**TASK TO CARRY OUT**.
Return only the lines from the top of the data down to the one that holds "import seaborn as sns", both included, without any pictures.

**DATA BLOCK**.
* * * *
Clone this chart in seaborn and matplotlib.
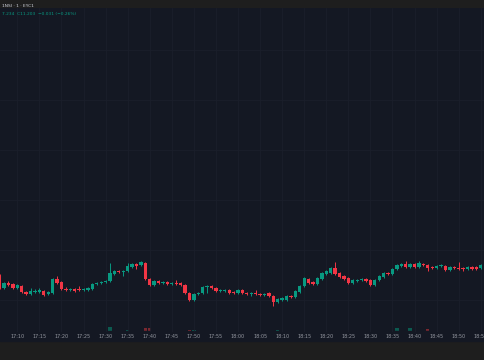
import numpy as np
import pandas as pd
import matplotlib
matplotlib.use("Agg")
import matplotlib.pyplot as plt
import seaborn as sns

# 1-minute candles, 17:06 -> 18:56 (prices in chart points)
times = pd.date_range("2024-01-01 17:06", periods=111, freq="min")
opens = [84, 72, 77, 76, 72, 74, 68, 66, 68, 68, 69, 66, 67, 81, 78, 71, 70, 71, 71, 70,
         70, 71, 76, 77, 78, 79, 86, 89, 88, 89, 93, 96, 95, 97, 81, 75, 79, 77, 78, 76,
         77, 77, 75, 67, 60, 66, 67, 73, 74, 72, 69, 69, 70, 68, 67, 70, 67, 66, 67, 66,
         65, 67, 64, 58, 60, 60, 64, 63, 68, 74, 81, 78, 76, 81, 86, 87, 92, 87, 84, 82,
         77, 79, 80, 81, 80, 75, 80, 83, 87, 86, 91, 94, 96, 93, 96, 93, 96, 95, 93, 92,
         94, 94, 90, 93, 92, 92, 91, 93, 93, 92, 94]
closes = [72, 77, 75, 72, 75, 68, 66, 69, 69, 70, 65, 68, 81, 77, 71, 70, 71, 69, 70, 71,
          72, 76, 77, 78, 79, 87, 89, 88, 89, 94, 96, 94, 98, 81, 75, 79, 77, 78, 76, 77,
          76, 75, 67, 60, 66, 67, 73, 74, 72, 69, 70, 70, 67, 67, 70, 67, 66, 67, 66, 65,
          66, 64, 58, 61, 62, 64, 63, 69, 74, 82, 77, 76, 82, 87, 89, 92, 86, 83, 81, 77,
          80, 80, 81, 79, 75, 80, 84, 87, 86, 91, 95, 96, 93, 96, 93, 97, 95, 92, 92, 94,
          95, 90, 93, 92, 91, 91, 93, 91, 91, 95, 97]
highs = [86, 78, 79, 77, 76, 75, 69, 72, 71, 72, 70, 69, 82, 84, 79, 73, 72, 72, 74, 72,
         73, 77, 78, 79, 80, 97, 90, 90, 90, 97, 97, 97, 99, 98, 82, 80, 80, 79, 79, 78,
         80, 78, 76, 68, 67, 68, 74, 75, 75, 73, 71, 71, 71, 69, 71, 71, 68, 68, 70, 67,
         67, 68, 65, 62, 63, 65, 65, 70, 75, 83, 82, 79, 83, 88, 90, 93, 98, 88, 85, 83,
         81, 81, 82, 82, 81, 81, 85, 88, 88, 92, 96, 97, 99, 97, 97, 99, 97, 96, 94, 95,
         96, 95, 94, 94, 98, 93, 94, 94, 94, 96, 98]
lows = [71, 71, 74, 71, 71, 67, 65, 65, 67, 67, 64, 65, 66, 76, 70, 69, 69, 68, 69, 69,
        69, 70, 75, 76, 77, 78, 85, 87, 84, 88, 92, 91, 94, 80, 74, 74, 76, 76, 75, 75,
        75, 74, 66, 59, 59, 65, 66, 67, 71, 68, 68, 68, 66, 66, 66, 66, 65, 64, 65, 64,
        64, 63, 54, 57, 59, 59, 62, 62, 67, 73, 76, 75, 75, 80, 85, 86, 85, 82, 80, 76,
        76, 78, 79, 78, 74, 74, 79, 82, 85, 85, 90, 93, 92, 92, 92, 92, 94, 89, 91, 91,
        93, 89, 89, 91, 90, 89, 90, 90, 90, 91, 93]
volumes = [12, 10, 8, 12, 10, 14, 9, 10, 6, 8, 12, 7, 15, 11, 9, 7, 5, 8, 6, 5,
           6, 9, 7, 6, 8, 48, 12, 8, 14, 16, 12, 8, 10, 40, 42, 14, 10, 6, 8, 6,
           9, 10, 12, 18, 16, 8, 10, 7, 6, 8, 5, 6, 9, 5, 8, 6, 14, 5, 8, 6,
           7, 9, 12, 16, 8, 10, 6, 9, 12, 14, 10, 8, 9, 10, 8, 9, 12, 10, 11, 15,
           8, 6, 5, 9, 14, 10, 8, 6, 9, 10, 40, 10, 12, 38, 10, 8, 12, 30, 10, 8,
           9, 12, 6, 8, 7, 9, 6, 8, 10, 12, 9]

BG = "#141823"
BAND = "#1e1e1e"
GRID = "#1b1f2b"
UP = "#089981"
DOWN = "#f23645"
UP_VOL = "#0c5a50"
DOWN_VOL = "#7a2830"

sns.set_theme(style="dark", rc={"axes.facecolor": BG, "figure.facecolor": BAND,
                                "axes.edgecolor": BG, "grid.color": GRID})

df = pd.DataFrame({"time": times, "open": opens, "close": closes,
                   "high": highs, "low": lows, "volume": volumes})
df["x"] = np.arange(len(df))
df["up"] = df["close"] >= df["open"]
df["body"] = (df["close"] - df["open"]).where((df["close"] - df["open"]).abs() > 0.7, 0.7)

fig = plt.figure(figsize=(4.85, 3.6), dpi=100)
# x-axis label strip keeps the chart background
fig.patches.append(plt.Rectangle((0, 19 / 360), 1, 10 / 360, transform=fig.transFigure,
                                 color=BG, zorder=0))
# price pane
ax = fig.add_axes([0, 28 / 360, 1, 324 / 360])

ax2 = ax.twinx()
ax2.patch.set_visible(True)
ax2.set_facecolor(BG)
ax2.bar(df["x"], df["volume"], width=0.75,
        color=np.where(df["up"], UP_VOL, DOWN_VOL), linewidth=0)
ax2.set_ylim(0, 3240)
ax2.set_yticks([])
ax2.grid(False)
for side in ax2.spines.values():
    side.set_visible(False)

ax.set_zorder(ax2.get_zorder() + 1)
ax.patch.set_visible(False)
colors = np.where(df["up"], UP, DOWN)
ax.vlines(df["x"], df["low"], df["high"], colors=colors, linewidth=0.7)
ax.bar(df["x"], df["body"], bottom=df["open"], width=0.75, color=colors, linewidth=0)

ax.set_xlim(0.08, 109.96)
ax.set_ylim(28, 352)
ax.set_yticks([60, 110, 160, 210, 260, 310])
ax.set_yticklabels([])
ax.tick_params(axis="y", length=0)

tick_idx = df.index[df["time"].dt.minute % 5 == 0]
ax.set_xticks(df.loc[tick_idx, "x"])
ax.set_xticklabels(df.loc[tick_idx, "time"].dt.strftime("%H:%M"),
                   fontsize=3.5, color="#9598a1")
ax.tick_params(axis="x", length=0, pad=1.5)
ax.grid(True, color=GRID, linewidth=0.6)
for side in ax.spines.values():
    side.set_visible(False)

fig.text(0.004, 0.99, "1NSI · 1 · EYC1", fontsize=3.2, color="#d1d4dc", va="top")
fig.text(0.004, 0.966, "7.234  C11.203  −0.031 (−0.26%)", fontsize=3.2,
         color=UP, va="top")

fig.savefig("out.png", dpi=100, facecolor=BAND)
* * * *
**EXPECTED OUTPUT**.
Clone this chart in seaborn and matplotlib.
import numpy as np
import pandas as pd
import matplotlib
matplotlib.use("Agg")
import matplotlib.pyplot as plt
import seaborn as sns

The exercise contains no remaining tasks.